Steve Eppley seppley at alumni.caltech.edu
Tue Apr 23 01:21:22 PDT 1996


Bruce Anderson wrote:
[snip]
>Since Steve and Demorep seem to have thought that Condorcet(M) was 
>Condorcet(1/2), I think that I am adding to clarity here.
[snip]

I never thought Condorcet is Condorcet(1/2).  But I'm interested in 
whether Condorcet(1/2) is a worthy method.

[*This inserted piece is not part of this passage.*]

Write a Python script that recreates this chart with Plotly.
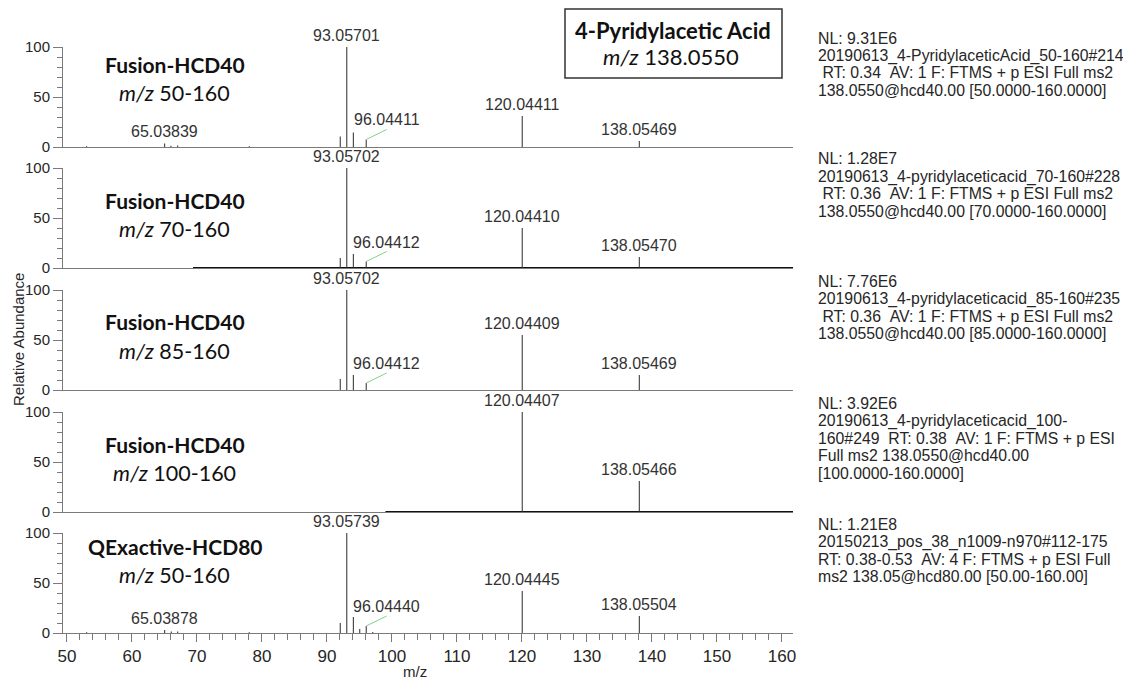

For a time, I thought that Condorcet used *margin* of defeat as its
measure of size of defeat, since that meaning appealed to my
intuition so strongly that I read what I wanted into others'
writing.  This error was unrelated to Condorcet(1/2).  I give credit 
to Bruce for clarifying my mistake.

A few months ago in EM, we briefly discussed whether it makes a
difference if the Condorcet algorithm tallies the equally ranked
candidates on each ballot (what Bruce calls the "xq(i,j)" term) as
half votes or ignores them.  At the time, since I thought size of
defeat was measured by margin of defeat, it seemed to make no
difference how the equal rankings are tallied since the margin is
the same either way.

I appreciate some of what Bruce has written here, but I don't 
understand why he's so concerned with the definition of "pairwise".
Like good accountants, we'll probably have two or three sets of 
"books"--definitions of our terms--depending on who the audience will 
be.  If Bruce wants to contribute his time to rigorously defining 
terms for our academic audience, that's certainly his choice, but not 
how I plan to spend my time.  I'd rather use the heuristic that we'll 
save time overall if we deal with ambiguities when they're a problem 
instead of dealing with potential ambiguities preemptively.

In the case of "pairwise", I haven't seen any compelling argument by
Bruce why we need to be able to rigorously categorize methods as
pairwise or nonpairwise.  Categorization is not our mission.